A new study examined how medical products companies think and act when they decide whether to recall one of their products, which include medical devices and pharmaceuticals.

The study found companies with women on their board of directors are significantly more likely to recall more products and they do it faster. The reason, according to the researchers, seems to be that these companies set a tone that puts rapid response and patient safety before the careers of company executives.

Study tracks recall decisions and counts women board members

The researchers looked at 4,271 medical product recalls issued by 92 companies, all of which were FDA regulated and publicly traded.

They found that firms issued high-severity product recalls 28 days sooner if the board had any female directors than if their boards were male-only.

The number of women on the board also made a difference. Companies with one female board member issued recalls much like all-male boards. Those with two female board members acted faster, and those with three acted even faster.

Less severe recalls get more attention with women directors

Not all recalls are alike. The FDA recognizes recalls of low, moderate and high severity depending on how serious and even life-threatening the FDA finds the product defect to be. Because low-severity defects allow a board to use their discretion without FDA oversight, they are more sensitive probes of a company’s decision-making traits.

Firms with female directors issued more than twice the number of low-severity recalls (120% more) than those with all-male boards of directors. With low-severity recalls, just one female board member made a measurable difference in the company’s recall behavior.

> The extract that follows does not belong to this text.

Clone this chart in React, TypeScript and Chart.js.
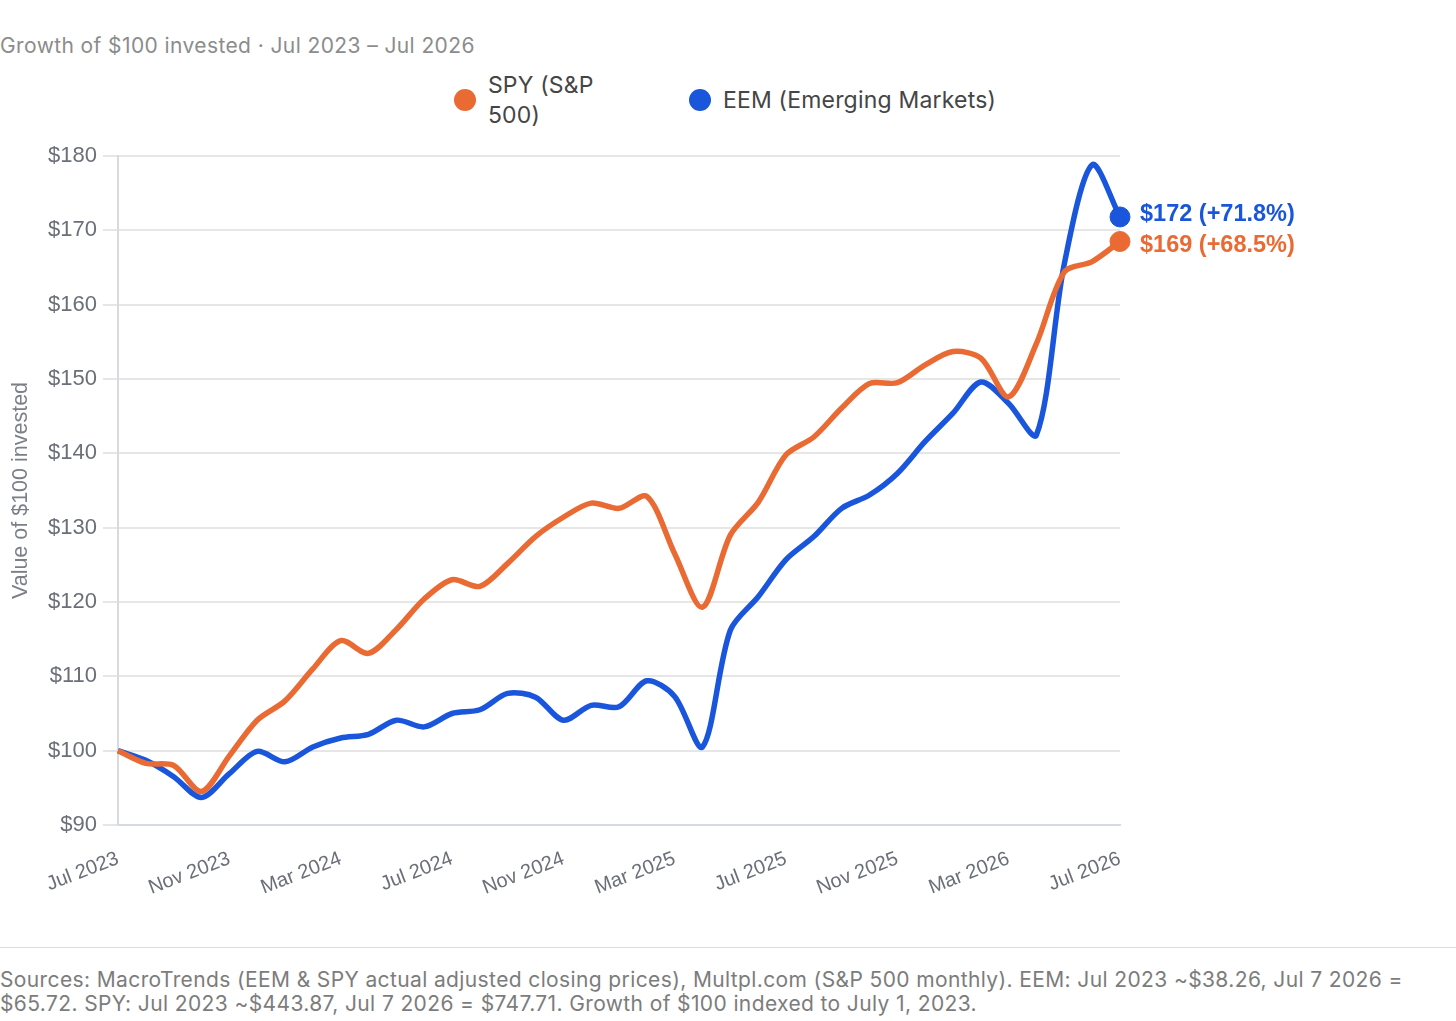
import React, { useEffect, useRef } from 'react';
import { Chart, registerables } from 'chart.js';

Chart.register(...registerables);

// monthly, Jul 2023 .. Jul 2026
const months = [
  'Jul 2023', 'Aug 2023', 'Sep 2023', 'Oct 2023', 'Nov 2023', 'Dec 2023',
  'Jan 2024', 'Feb 2024', 'Mar 2024', 'Apr 2024', 'May 2024', 'Jun 2024',
  'Jul 2024', 'Aug 2024', 'Sep 2024', 'Oct 2024', 'Nov 2024', 'Dec 2024',
  'Jan 2025', 'Feb 2025', 'Mar 2025', 'Apr 2025', 'May 2025', 'Jun 2025',
  'Jul 2025', 'Aug 2025', 'Sep 2025', 'Oct 2025', 'Nov 2025', 'Dec 2025',
  'Jan 2026', 'Feb 2026', 'Mar 2026', 'Apr 2026', 'May 2026', 'Jun 2026',
  'Jul 2026',
];

// labels shown on the x axis
const tickLabels = [
  'Jul 2023', 'Nov 2023', 'Mar 2024', 'Jul 2024', 'Nov 2024',
  'Mar 2025', 'Jul 2025', 'Nov 2025', 'Mar 2026', 'Jul 2026',
];

const spyValues = [
  100, 98.3, 98.0, 94.5, 99.3, 104.1, 106.7, 111.0, 114.8, 113.1, 116.3, 120.4,
  123.0, 122.1, 125.2, 128.8, 131.4, 133.3, 132.6, 134.2, 126.5, 119.3, 129.0, 133.4,
  139.8, 142.2, 146.1, 149.4, 149.5, 151.9, 153.7, 152.8, 147.6, 154.8, 164.4, 165.8,
  168.5,
];

const eemValues = [
  100, 98.7, 96.5, 93.7, 96.9, 99.9, 98.5, 100.5, 101.7, 102.2, 104.1, 103.2,
  105.0, 105.5, 107.7, 107.2, 104.1, 106.1, 105.9, 109.4, 107.3, 100.5, 116.2, 120.7,
  125.7, 128.8, 132.6, 134.4, 137.3, 141.6, 145.4, 149.6, 146.7, 142.5, 165.5, 178.8,
  171.8,
];

const SPY_COLOR = '#ea6a33';
const EEM_COLOR = '#1a56db';
const CHART_FONT = "'Helvetica Neue', Helvetica, Arial, 'Liberation Sans', sans-serif";
const UI_FONT = "Inter, 'Noto Sans', sans-serif";

// draws "$172 (+71.8%)" next to the last point of each line
const endLabels = {
  id: 'endLabels',
  afterDatasetsDraw(chart: Chart) {
    const { ctx } = chart;
    const items = chart.data.datasets.map((ds, i) => {
      const meta = chart.getDatasetMeta(i);
      const last = meta.data[meta.data.length - 1];
      const v = ds.data[ds.data.length - 1] as number;
      return {
        x: last.x,
        y: last.y,
        color: ds.borderColor as string,
        text: `$${Math.round(v)} (+${(v - 100).toFixed(1)}%)`,
      };
    });
    items.sort((a, b) => a.y - b.y);
    const gap = 31;
    for (let i = 1; i < items.length; i++) {
      const d = items[i].y - items[i - 1].y;
      if (d < gap) {
        const push = (gap - d) / 2;
        items[i - 1].y -= push;
        items[i].y += push;
      }
    }
    ctx.save();
    ctx.font = `bold 23.5px ${CHART_FONT}`;
    ctx.textBaseline = 'middle';
    ctx.textAlign = 'left';
    items.forEach((it) => {
      ctx.fillStyle = it.color;
      ctx.fillText(it.text, it.x + 20, it.y + 1);
    });
    ctx.restore();
  },
};

const GrowthChart: React.FC = () => {
  const chartRef = useRef<HTMLCanvasElement>(null);
  const chartInstance = useRef<Chart | null>(null);

  useEffect(() => {
    if (!chartRef.current) return;
    if (chartInstance.current) chartInstance.current.destroy();

    const lastIdx = months.length - 1;
    const ctx = chartRef.current.getContext('2d');
    if (!ctx) return;

    chartInstance.current = new Chart(ctx, {
      type: 'line',
      data: {
        labels: months,
        datasets: [
          {
            label: 'SPY (S&P 500)',
            data: spyValues,
            borderColor: SPY_COLOR,
            backgroundColor: SPY_COLOR,
            borderWidth: 5.5,
            tension: 0.3,
            pointRadius: (c: any) => (c.dataIndex === lastIdx ? 10 : 0),
            pointBorderWidth: 1,
            pointBackgroundColor: SPY_COLOR,
          },
          {
            label: 'EEM (Emerging Markets)',
            data: eemValues,
            borderColor: EEM_COLOR,
            backgroundColor: EEM_COLOR,
            borderWidth: 5.5,
            tension: 0.3,
            pointRadius: (c: any) => (c.dataIndex === lastIdx ? 10 : 0),
            pointBorderWidth: 1,
            pointBackgroundColor: EEM_COLOR,
          },
        ],
      },
      options: {
        responsive: true,
        maintainAspectRatio: false,
        animation: false,
        layout: {
          padding: { top: 26, right: 336, left: 0, bottom: 0 },
        },
        font: { family: CHART_FONT },
        plugins: {
          legend: { display: false },
          tooltip: { enabled: false },
        },
        scales: {
          x: {
            grid: { display: false },
            border: { display: true, color: '#d6dae1', width: 2 },
            ticks: {
              autoSkip: false,
              minRotation: 21,
              maxRotation: 21,
              padding: 14,
              color: '#6b6f78',
              font: { family: CHART_FONT, size: 20 },
              callback: (_v: any, i: number) =>
                tickLabels.includes(months[i]) ? months[i] : '',
            },
            afterFit: (s: any) => {
              s.height = 105;
            },
          },
          y: {
            min: 90,
            max: 180,
            grid: { color: '#e6e6e6', lineWidth: 2, tickLength: 15 },
            border: { display: true, color: '#d6dae1', width: 2 },
            ticks: {
              stepSize: 10,
              padding: 6,
              color: '#6b6f78',
              font: { family: CHART_FONT, size: 22 },
              callback: (v: any) => `$${v}`,
            },
            title: {
              display: true,
              text: 'Value of $100 invested',
              color: '#7b7f88',
              font: { family: CHART_FONT, size: 21.5 },
              padding: { top: 8, bottom: 0 },
            },
            afterFit: (s: any) => {
              s.width = 118;
            },
          },
        },
      },
      plugins: [endLabels],
    });

    return () => {
      if (chartInstance.current) {
        chartInstance.current.destroy();
        chartInstance.current = null;
      }
    };
  }, []);

  return (
    <div style={{ position: 'absolute', left: 0, top: 130, width: 1456, height: 800 }}>
      <canvas ref={chartRef}></canvas>
    </div>
  );
};

const Dot: React.FC<{ color: string }> = ({ color }) => (
  <span
    style={{
      display: 'inline-block',
      width: 22,
      height: 22,
      borderRadius: '50%',
      background: color,
      flex: '0 0 auto',
      marginRight: 12,
    }}
  />
);

const App: React.FC = () => {
  useEffect(() => {
    document.body.style.margin = '0';
  }, []);

  return (
    <div style={{ position: 'relative', width: 1456, height: 1021, overflow: 'hidden', fontFamily: UI_FONT }}>
      <div
        style={{
          position: 'absolute', left: 0, top: 34, lineHeight: '24px',
          fontSize: 21, letterSpacing: 0.4, color: '#8c8c8c',
        }}
      >
        Growth of $100 invested · Jul 2023 – Jul 2026
      </div>

      <div
        style={{
          position: 'absolute', left: -3, top: 70, width: 1456, height: 60,
          display: 'flex', justifyContent: 'center', alignItems: 'center',
          fontSize: 23, letterSpacing: 0.2, lineHeight: '30px', color: '#454545',
        }}
      >
        <div style={{ display: 'flex', alignItems: 'center', marginRight: 66 }}>
          <Dot color={SPY_COLOR} />
          <span style={{ width: 135 }}>SPY (S&amp;P 500)</span>
        </div>
        <div style={{ display: 'flex', alignItems: 'center' }}>
          <Dot color={EEM_COLOR} />
          <span>EEM (Emerging Markets)</span>
        </div>
      </div>

      <GrowthChart />

      <div style={{ position: 'absolute', left: 0, top: 947, width: 1456, borderTop: '1.5px solid #dcdcdc' }} />

      <div
        style={{
          position: 'absolute', left: 0, top: 968, width: 1456,
          fontSize: 21, letterSpacing: 0.38, lineHeight: '24px', color: '#7c7c7c',
        }}
      >
        Sources: MacroTrends (EEM &amp; SPY actual adjusted closing prices), Multpl.com (S&amp;P 500 monthly). EEM: Jul 2023 ~$38.26, Jul 7 2026 = $65.72. SPY: Jul 2023 ~$443.87, Jul 7 2026 = $747.71. Growth of $100 indexed to July 1, 2023.
      </div>
    </div>
  );
};

export default App;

Safety, speed and the presumption of a recall

The team calls for more research to explore the reasons for these differences. However, based partly on interviews the team conducted with executives, they point to differences in the tone and priorities the boards of directors adopt.

Here, it is important to understand that company managers, not the boards of directors, make recall decisions. A primary role of the boards is to set priorities, direction and culture.

Their interviews suggest that at least some firms with female directors focus almost exclusively on patient safety and, if the decision does not come within a very short time limit, the firm recalls the product by default. With all-male directors, their interviews suggest firms focus on cost-benefit analyses and how the recall may affect careers.